30. The only other question which remains is what is the maximum sum payable under the respective mortgages. The registered mortgage secures a sura of Rs. 1,80,000/- plus interest and other costs charges and expenses and the equitable mortgage is a security for the amount of Rs. 2,00,000/-. Counsel for the plaintiff did not really argue that the amount secured in the registered mortgage would be higher than what is expressly stated there. He made a faint attempt to say that since there was an overdraft account the registered mortgag'e should be answerable for the entire overdraft accounts. In my view the contention has no substance. The plaintiff is not entitled to any sum higher than what is expressly stated in the registered mortgage.
31. I have already stated that this court has no jurisdiction to grant the plaintiff any relief in respect of the equitable mortgage. The plaintiff calculated the plaintiff's dues on the registered mortgage to be the principal sum of Rs. 1,80,000/- and interest thereon at 4 per cent per annum from 3rd November 1949 to 5th June 1958 at Rs. 61,881/-. The principal and interest thus amount to Rs. 2,41,889/-.

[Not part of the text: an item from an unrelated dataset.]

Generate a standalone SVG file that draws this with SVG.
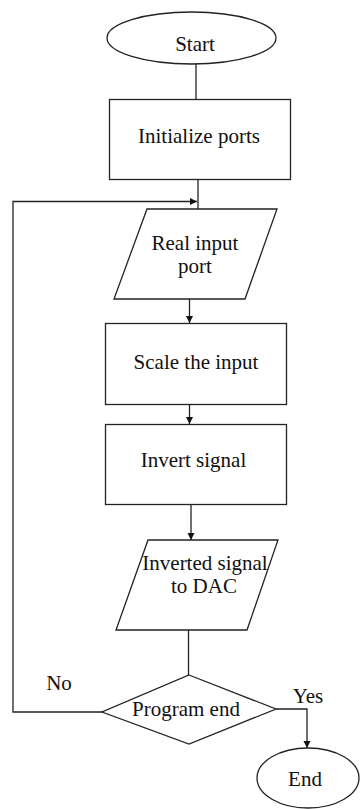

32. In the result there will be a mortgage decree in respect of the Calcutta property for the sum of Rs. 2,41,881/- upto 5th June, 1958 and further interest and the plaintiff will be entitled to add to his claim one-half of the taxed costs of this suit. The mortgage decree will be in Form 5A in respect of premises 11A. Kyd Street as mentioned in the mortgage deed. The suit is dismissed with regard to the plaintiffs claim for equitable mortgage because this court has no jurisdiction in that behalf.